Diketahui bahwa permainan perkelahian Kuda hanya ada di tanah Muna sehingga Kuda juga ini menjadi lambang daerah kabupaten Muna yakni dua ekor Kuda berhadapan. Lambang kuda sempat diganti tahun 2002 kemudian digantikan pohon jati, ikon lain Kabupaten Muna. namun kemudian 2012 Kabupaten Muna kembali mengubah lambang daerahnya menjadi kuda berhadapan. Diduga terjadinya pergantian lambang Kuda menjadi klimaks era kejayaan Kuda di Muna. 

Populasi kuda di pulau Muna tersisa puluhan ekor saja. Diduga tahun 1970-an tradisional perkelahian kuda mulai menghilang bersamaan dengan berpindahnya penduduk kota Muna kampung lama (liwu ngkodau) menuju wilayah baru. 

Dimasa lalu kebanyakan yang memiliki Kuda hanya keturunan bangsawan. 

Saat ini Kuda leluhur yang tersisa hanya ada di Latugho Kecamatan Lawa Kabupaten Muna Barat sebelumnya adalah Kabupaten Muna. Jumlahnya tinggal puluhan ekor. 

Di Latugho salah satu yang melestarikan Kuda leluhur adalah La Ode Abjina. Untuk terus lestari antraksi perkelahian kuda hanya dilakukan pada saat perayaan HUT daerah atau HUT RI. 
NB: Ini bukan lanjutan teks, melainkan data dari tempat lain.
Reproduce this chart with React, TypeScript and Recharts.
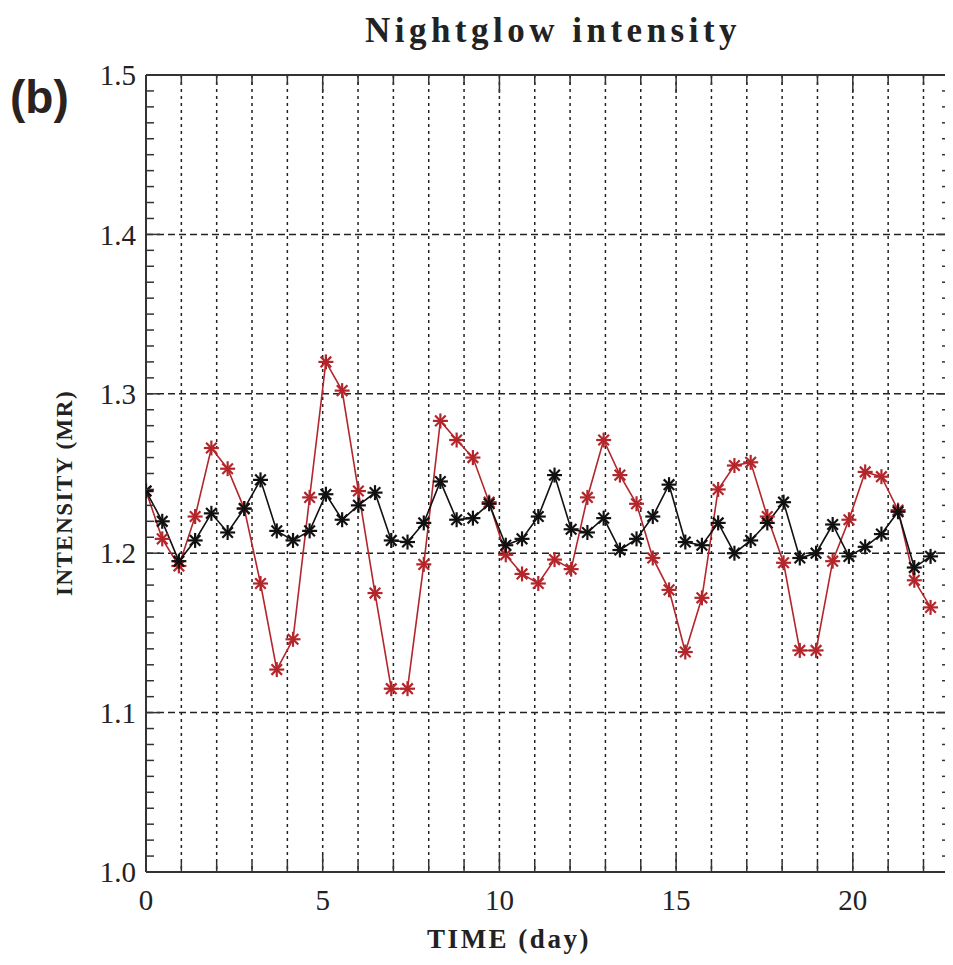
import React from "react";
import { LineChart, Line, XAxis, YAxis, CartesianGrid } from "recharts";

// time of each sample (day)
const TIME = [
  0, 0.46, 0.93, 1.39, 1.85, 2.31, 2.78, 3.24, 3.7, 4.16, 4.63, 5.09, 5.55,
  6.01, 6.48, 6.94, 7.4, 7.86, 8.33, 8.79, 9.25, 9.71, 10.18, 10.64, 11.1,
  11.56, 12.03, 12.49, 12.95, 13.41, 13.88, 14.34, 14.8, 15.26, 15.73, 16.19,
  16.65, 17.11, 17.58, 18.04, 18.5, 18.96, 19.43, 19.89, 20.35, 20.81, 21.28,
  21.74, 22.2,
];

// intensity (MR), red series
const RED = [
  1.239, 1.209, 1.192, 1.223, 1.266, 1.253, 1.228, 1.181, 1.127, 1.146, 1.235,
  1.32, 1.302, 1.239, 1.175, 1.115, 1.115, 1.193, 1.283, 1.271, 1.26, 1.232,
  1.199, 1.187, 1.181, 1.196, 1.19, 1.235, 1.271, 1.249, 1.231, 1.197, 1.177,
  1.138, 1.172, 1.24, 1.255, 1.257, 1.223, 1.194, 1.139, 1.139, 1.195, 1.221,
  1.251, 1.248, 1.227, 1.183, 1.166,
];

// intensity (MR), black series
const BLACK = [
  1.239, 1.22, 1.195, 1.208, 1.225, 1.213, 1.228, 1.246, 1.214, 1.208, 1.214,
  1.237, 1.221, 1.23, 1.238, 1.208, 1.207, 1.219, 1.245, 1.221, 1.222, 1.231,
  1.205, 1.209, 1.223, 1.249, 1.215, 1.213, 1.222, 1.202, 1.209, 1.223, 1.243,
  1.207, 1.205, 1.219, 1.2, 1.208, 1.219, 1.232, 1.197, 1.2, 1.218, 1.198,
  1.204, 1.212, 1.226, 1.191, 1.198,
];

const X_TICKS = [
  0, 1, 2, 3, 4, 5, 6, 7, 8, 9, 10, 11, 12, 13, 14, 15, 16, 17, 18, 19, 20, 21,
  22,
];
const X_GRID = X_TICKS.filter((d) => d > 0);
const Y_GRID = [1.1, 1.2, 1.3, 1.4];
// minor ticks every 0.01
const Y_TICKS = Array.from({ length: 51 }, (_, i) => Math.round(100 + i) / 100);

const RED_C = "#b3262b";
const INK = "#222";
const SERIF = "'Liberation Serif', 'DejaVu Serif', serif";

const data = TIME.map((t, i) => ({ t, red: RED[i], black: BLACK[i] }));

const isYMajor = (v: number) => Math.round(v * 100) % 10 === 0;

const BottomTick = (p: any) => {
  const v = p.payload.value;
  const major = v % 5 === 0;
  return (
    <g>
      <line x1={p.x} y1={p.y} x2={p.x} y2={p.y - (major ? 18 : 10)} stroke="#333" strokeWidth={1.5} />
      {major && (
        <text x={p.x} y={p.y + 38} textAnchor="middle" fontSize={29} fontFamily={SERIF} fill={INK}>
          {v}
        </text>
      )}
    </g>
  );
};

const TopTick = (p: any) => {
  const major = p.payload.value % 5 === 0;
  return <line x1={p.x} y1={p.y} x2={p.x} y2={p.y + (major ? 18 : 10)} stroke="#333" strokeWidth={1.5} />;
};

const LeftTick = (p: any) => {
  const v = p.payload.value;
  const major = isYMajor(v);
  return (
    <g>
      <line x1={p.x} y1={p.y} x2={p.x + (major ? 14 : 8)} y2={p.y} stroke="#333" strokeWidth={1.5} />
      {major && (
        <text x={p.x - 10} y={p.y} dy="0.35em" textAnchor="end" fontSize={29} fontFamily={SERIF} fill={INK}>
          {v.toFixed(1)}
        </text>
      )}
    </g>
  );
};

const RightTick = (p: any) => {
  const major = isYMajor(p.payload.value);
  return <line x1={p.x} y1={p.y} x2={p.x - (major ? 14 : 8)} y2={p.y} stroke="#333" strokeWidth={1.5} />;
};

const Star = ({ cx, cy, color }: { cx: number; cy: number; color: string }) => {
  const r = 7.5;
  const d = r * 0.707;
  return (
    <g stroke={color} strokeWidth={2.2}>
      <line x1={cx - r} y1={cy} x2={cx + r} y2={cy} />
      <line x1={cx} y1={cy - r} x2={cx} y2={cy + r} />
      <line x1={cx - d} y1={cy - d} x2={cx + d} y2={cy + d} />
      <line x1={cx - d} y1={cy + d} x2={cx + d} y2={cy - d} />
    </g>
  );
};

export default function App() {
  const W = 945;
  const H = 945;
  const axisLine = { stroke: "#333", strokeWidth: 2 };
  return (
    <div style={{ position: "relative", width: W, height: 949 }}>
      <LineChart width={W} height={H} data={data} margin={{ top: 66, right: 2, bottom: 41, left: 48 }}>
        <CartesianGrid
          xAxisId="b"
          yAxisId="l"
          vertical={false}
          horizontalValues={Y_GRID}
          stroke={INK}
          strokeWidth={1.5}
          strokeDasharray="7 4"
        />
        <CartesianGrid
          xAxisId="b"
          yAxisId="l"
          horizontal={false}
          verticalValues={X_GRID}
          stroke={INK}
          strokeWidth={1.5}
          strokeDasharray="3 4"
        />
        <XAxis
          xAxisId="b"
          type="number"
          dataKey="t"
          domain={[0, 22.75]}
          allowDataOverflow
          ticks={X_TICKS}
          interval={0}
          height={40}
          tickSize={0}
          tickMargin={0}
          tickLine={false}
          axisLine={axisLine}
          tick={BottomTick}
        />
        <XAxis
          xAxisId="top"
          orientation="top"
          type="number"
          dataKey="t"
          domain={[0, 22.75]}
          allowDataOverflow
          ticks={X_TICKS}
          interval={0}
          height={1}
          tickSize={0}
          tickMargin={0}
          tickLine={false}
          axisLine={axisLine}
          tick={TopTick}
        />
        <YAxis
          yAxisId="l"
          type="number"
          domain={[1.0, 1.5]}
          allowDataOverflow
          ticks={Y_TICKS}
          interval={0}
          width={90}
          tickSize={0}
          tickMargin={0}
          tickLine={false}
          axisLine={axisLine}
          tick={LeftTick}
        />
        <YAxis
          yAxisId="r"
          orientation="right"
          type="number"
          domain={[1.0, 1.5]}
          allowDataOverflow
          ticks={Y_TICKS}
          interval={0}
          width={1}
          tickSize={0}
          tickMargin={0}
          tickLine={false}
          axisLine={axisLine}
          tick={RightTick}
        />
        <Line
          xAxisId="b"
          yAxisId="l"
          dataKey="red"
          stroke={RED_C}
          strokeWidth={1.6}
          isAnimationActive={false}
          activeDot={false}
          dot={(p: any) => <Star key={`r${p.index}`} cx={p.cx} cy={p.cy} color={RED_C} />}
        />
        <Line
          xAxisId="b"
          yAxisId="l"
          dataKey="black"
          stroke="#111"
          strokeWidth={1.6}
          isAnimationActive={false}
          activeDot={false}
          dot={(p: any) => <Star key={`b${p.index}`} cx={p.cx} cy={p.cy} color="#111" />}
        />
      </LineChart>
      <svg width={W} height={949} style={{ position: "absolute", left: 0, top: 0, pointerEvents: "none" }}>
        <text x={545} y={34} textAnchor="middle" fontSize={35} fontWeight="bold" letterSpacing={4.5} fontFamily={SERIF} fill={INK}>
          Nightglow intensity
        </text>
        <text x={2} y={105} fontSize={46} fontWeight="bold" fontFamily="'Liberation Sans', Arial, sans-serif" fill="#2b2220">
          (b)
        </text>
        <text
          transform="translate(64,485) rotate(-90)"
          textAnchor="middle"
          fontSize={23}
          fontWeight="bold"
          letterSpacing={1.5}
          fontFamily={SERIF}
          fill={INK}
        >
          INTENSITY (MR)
        </text>
        <text x={501} y={940} textAnchor="middle" fontSize={27} fontWeight="bold" letterSpacing={2.5} fontFamily={SERIF} fill={INK}>
          TIME (day)
        </text>
      </svg>
    </div>
  );
}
Menurut Wa Ode Sifatu tradisi pertunjukan perkelahian Kuda saat ini bisa masuk wisata minat khusus yang mengutamakan kualitas dan keberlanjutan. "Untuk mengembangkan wisata di pulau muna Perkelahian Kuda saat ini bisa masuk kategori wisata minat khusus," Tutupnya.